HPV-positive Karzinome haben in der Regel eine bessere Prognose, weshalb eine Untersuchung auf HPV auch die Therapieentscheidung beeinflussen kann. Die S3-Leitlinie empfiehlt eine interdisziplinär abgestimmte Behandlung in spezialisierten Tumorzentren, die chirurgische, strahlentherapeutische und chemotherapeutische Maßnahmen umfassen. Eine HPV-Impfung nach einer Krebserkrankung wird hingegen nicht empfohlen.
Die Prognose für Patient*innen mit Mund- und Rachenkrebs hängt von verschiedenen Faktoren ab: dem genauen Entstehungsort, der Größe des Tumors, dem HPV-Status und der Ausbreitung in die Lymphgefäße. Generell haben HPV-bedingte Oropharynxkarzinome eine bessere Heilungschance. Eine engmaschige Betreuung wie eine begleitende Tumornachsorge in der HNO-Praxis kann helfen.

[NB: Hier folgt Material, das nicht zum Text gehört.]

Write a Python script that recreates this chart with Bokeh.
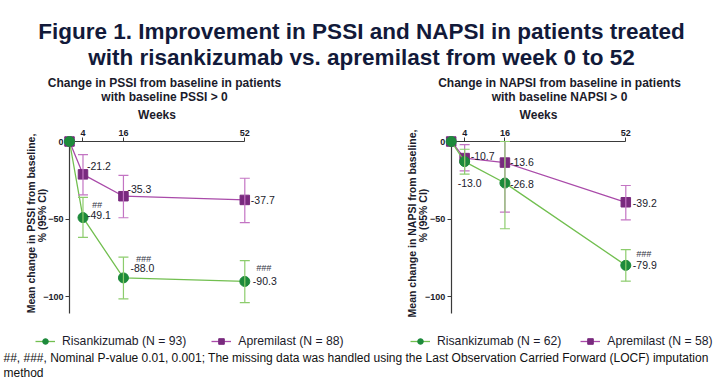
import math
from bokeh.plotting import figure
from bokeh.models import (Range1d, LinearAxis, FixedTicker, ColumnDataSource,
                          Whisker, TeeHead, Legend, LegendItem)
from bokeh.core.properties import value
from bokeh.embed import file_html
from bokeh.resources import INLINE

# ---------------- data ----------------
weeks = [0, 4, 16, 52]
ci_weeks = [4, 16, 52]

pssi_risa = [0.0, -49.1, -88.0, -90.3]
pssi_apre = [0.0, -21.2, -35.3, -37.7]
pssi_risa_lo = [-61.9, -101.5, -104.0]
pssi_risa_hi = [-36.1, -74.6, -76.8]
pssi_apre_lo = [-34.4, -49.2, -52.3]
pssi_apre_hi = [-8.5, -21.9, -23.7]
pssi_risa_sig = ["##", "###", "###"]

napsi_risa = [0.0, -13.0, -26.8, -79.9]
napsi_apre = [0.0, -10.7, -13.6, -39.2]
napsi_risa_lo = [-21.0, -56.3, -90.1]
napsi_risa_hi = [-5.0, 0.0, -69.7]
napsi_apre_lo = [-19.0, -45.5, -50.5]
napsi_apre_hi = [-2.0, 0.0, -28.4]
napsi_risa_sig = ["", "", "###"]

y_ticks = [0, -50, -100]
week_ticks = [4, 16, 52]

pssi_labels = ["Risankizumab (N = 93)", "Apremilast (N = 88)"]
napsi_labels = ["Risankizumab (N = 62)", "Apremilast (N = 58)"]

title_lines = ["Figure 1. Improvement in PSSI and NAPSI in patients treated",
               "with risankizumab vs. apremilast from week 0 to 52"]
footnote_lines = ["##, ###, Nominal P-value 0.01, 0.001; The missing data was handled using the Last Observation Carried Forward (LOCF) imputation",
                  "method"]

# ---------------- styles ----------------
FONT = "Liberation Sans"
DARK = "#1b1b2b"
TITLE_C = "#121a3a"
G_MARK, G_LINE, G_ERR = "#1d8a3b", "#72bf50", "#8ccc6c"
P_MARK, P_LINE, P_ERR = "#792a7e", "#a94aa9", "#c374c3"
AXIS_C = "#3a3a3a"

W, H = 719, 382
Y0, SY = 141.0, 1.55        # page y of value 0, px per unit

p = figure(width=W, height=H, output_backend="svg", toolbar_location=None,
           x_range=Range1d(0, W), y_range=Range1d(H, 0),
           x_axis_type=None, y_axis_type=None, min_border=0,
           outline_line_color=None, background_fill_color="white")
p.extra_y_ranges["v"] = Range1d((Y0 - H) / SY, Y0 / SY)


def page_text(x, y, txt, size, bold=False, align="center", baseline="middle",
              color=DARK, font=FONT, angle=0.0):
    p.text(x=[x], y=[y], text=[txt], text_font=value(font),
           text_font_size=size, text_font_style="bold" if bold else "normal",
           text_align=align, text_baseline=baseline, text_color=color,
           angle=angle)


def panel(key, x0_px, x52_px, risa, apre, r_lo, r_hi, a_lo, a_hi, r_sig,
          r_off, a_off, sig_off, sub1, sub2, cx, ylab1, labels, leg_x, leg_sp):
    sx = (x52_px - x0_px) / 52.0
    p.extra_x_ranges[key] = Range1d(-x0_px / sx, (W - x0_px) / sx)
    kw = dict(x_range_name=key, y_range_name="v")

    # axes
    yax = LinearAxis(fixed_location=0, bounds=(-111, 0),
                     ticker=FixedTicker(ticks=y_ticks), **kw)
    xax = LinearAxis(fixed_location=0, bounds=(0, 52),
                     ticker=FixedTicker(ticks=week_ticks), axis_label="Weeks", **kw)
    for ax in (yax, xax):
        ax.axis_line_color = AXIS_C
        ax.axis_line_width = 1.2
        ax.major_tick_line_color = AXIS_C
        ax.major_tick_out = 4
        ax.major_tick_in = 0
        ax.minor_tick_line_color = None
        ax.major_label_text_font = FONT
        ax.major_label_text_font_style = "bold"
        ax.major_label_text_font_size = "9px"
        ax.major_label_text_color = DARK
        ax.major_label_standoff = 2
        ax.level = "underlay"
    xax.axis_label_text_font = FONT
    xax.axis_label_text_font_style = "bold"
    xax.axis_label_text_font_size = "12px"
    xax.axis_label_text_color = DARK
    xax.axis_label_standoff = 5
    p.add_layout(yax, "left")
    p.add_layout(xax, "above")

    # error bars
    for lo, hi, col in ((a_lo, a_hi, P_ERR), (r_lo, r_hi, G_ERR)):
        src = ColumnDataSource(dict(x=ci_weeks, lo=lo, hi=hi))
        wk = Whisker(source=src, base="x", lower="lo", upper="hi",
                     dimension="height", line_color=col, line_width=1.2,
                     upper_head=TeeHead(size=10, line_color=col, line_width=1.2),
                     lower_head=TeeHead(size=10, line_color=col, line_width=1.2),
                     level="glyph", **kw)
        p.add_layout(wk)

    # series
    la = p.line(weeks, apre, line_color=P_LINE, line_width=1.3, **kw)
    sa = p.scatter(weeks, apre, marker="square", size=9.5, fill_color=P_MARK,
                   line_color=P_MARK, **kw)
    lr = p.line(weeks, risa, line_color=G_LINE, line_width=1.3, **kw)
    sr = p.scatter(weeks, risa, marker="circle", size=10, fill_color=G_MARK,
                   line_color=G_MARK, **kw)

    # value labels
    for ser, off in ((apre, a_off), (risa, r_off)):
        src = ColumnDataSource(dict(x=weeks[1:], y=ser[1:],
                                    t=["%.1f" % v for v in ser[1:]],
                                    dx=[o[0] for o in off], dy=[o[1] for o in off]))
        p.text(x="x", y="y", text="t", x_offset="dx", y_offset="dy", source=src,
               text_font=value(FONT), text_font_size="10.5px",
               text_baseline="middle", text_align="left", text_color=DARK, **kw)
    src = ColumnDataSource(dict(x=weeks[1:], y=risa[1:], t=r_sig,
                                dx=[o[0] for o in sig_off], dy=[o[1] for o in sig_off]))
    p.text(x="x", y="y", text="t", x_offset="dx", y_offset="dy", source=src,
           text_font=value(FONT), text_font_size="9px", text_font_style="italic",
           text_baseline="middle", text_align="center", text_color="#333344", **kw)

    # subtitles and y label
    page_text(cx, 82, sub1, "12px", bold=True)
    page_text(cx, 96, sub2, "12px", bold=True)
    page_text(x0_px - 39, 223, ylab1, "10.5px", bold=True, angle=math.pi / 2)
    page_text(x0_px - 28, 215, "% (95% CI)", "10.5px", bold=True, angle=math.pi / 2)

    # legend
    leg = Legend(items=[LegendItem(label=labels[0], renderers=[lr, sr]),
                        LegendItem(label=labels[1], renderers=[la, sa])],
                 location=(leg_x, 34), orientation="horizontal",
                 glyph_width=20, glyph_height=14, label_standoff=7,
                 spacing=leg_sp, padding=0, margin=0,
                 border_line_color=None, background_fill_alpha=0,
                 label_text_font=FONT, label_text_font_size="12.2px",
                 label_text_color=DARK)
    p.add_layout(leg)


panel("L", 69.0, 244.3, pssi_risa, pssi_apre, pssi_risa_lo, pssi_risa_hi,
      pssi_apre_lo, pssi_apre_hi, pssi_risa_sig,
      r_off=[(4, -3), (7, -10), (8, 0)], a_off=[(4, -8), (4, -7), (6, 0)],
      sig_off=[(14, -13), (20, -19), (19, -13)],
      sub1="Change in PSSI from baseline in patients",
      sub2="with baseline PSSI > 0", cx=164,
      ylab1="Mean change in PSSI from baseline,", labels=pssi_labels,
      leg_x=35, leg_sp=25)

panel("R", 450.7, 625.3, napsi_risa, napsi_apre, napsi_risa_lo, napsi_risa_hi,
      napsi_apre_lo, napsi_apre_hi, napsi_risa_sig,
      r_off=[(-7, 21), (5, 1), (7, 0)], a_off=[(6, -2), (5, -1), (7, 1)],
      sig_off=[(0, 0), (0, 0), (18, -11)],
      sub1="Change in NAPSI from baseline in patients",
      sub2="with baseline NAPSI > 0", cx=559,
      ylab1="Mean change in NAPSI from baseline,", labels=napsi_labels,
      leg_x=410, leg_sp=19)

# title and footnote
page_text(361, 31, title_lines[0], "22.5px", bold=True, baseline="alphabetic",
          color=TITLE_C)
page_text(361, 57, title_lines[1], "22.5px", bold=True, baseline="alphabetic",
          color=TITLE_C)
page_text(3, 357, footnote_lines[0], "12px", align="left", color="#111111")
page_text(3, 372, footnote_lines[1], "12px", align="left", color="#111111")

open("out.html", "w").write(file_html(p, INLINE))
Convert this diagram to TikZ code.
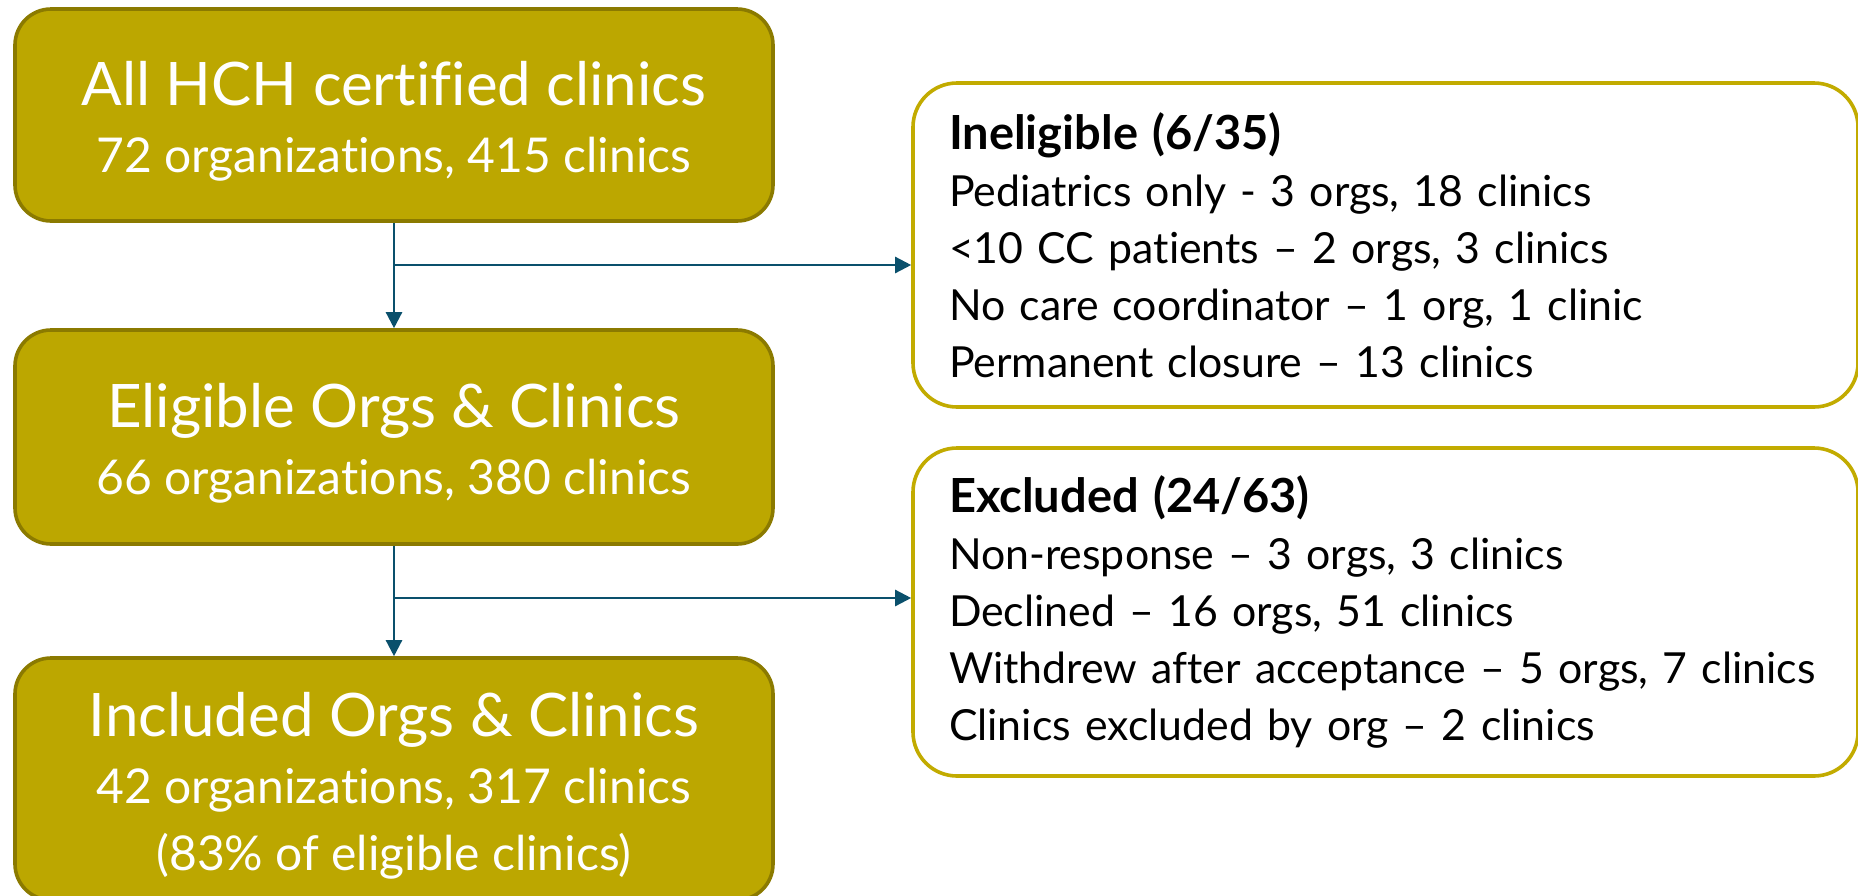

Eine frühzeitige Diagnose und ein schneller Behandlungsbeginn sind entscheidend für den Erfolg der Therapie von Mund- und Rachenkrebs. HNO-Ärzt*innen spielen hier eine zentrale Rolle: Sie unterstützen nicht nur bei der Krebsfrüherkennung oder Tumornachsorge, sondern vor allem bei der Krebsvorsorge. Neben Verzicht auf Tabak und Alkohol gehört zur Vorsorge insbesondere die Empfehlung der HPV-Impfung für Mädchen und Jungen im Alter von 9 bis 14 Jahren. Die Impfung ist ein entscheidender Schritt, mit dem wir das Risiko HPV-assoziierter Krebserkrankungen langfristig reduzieren können!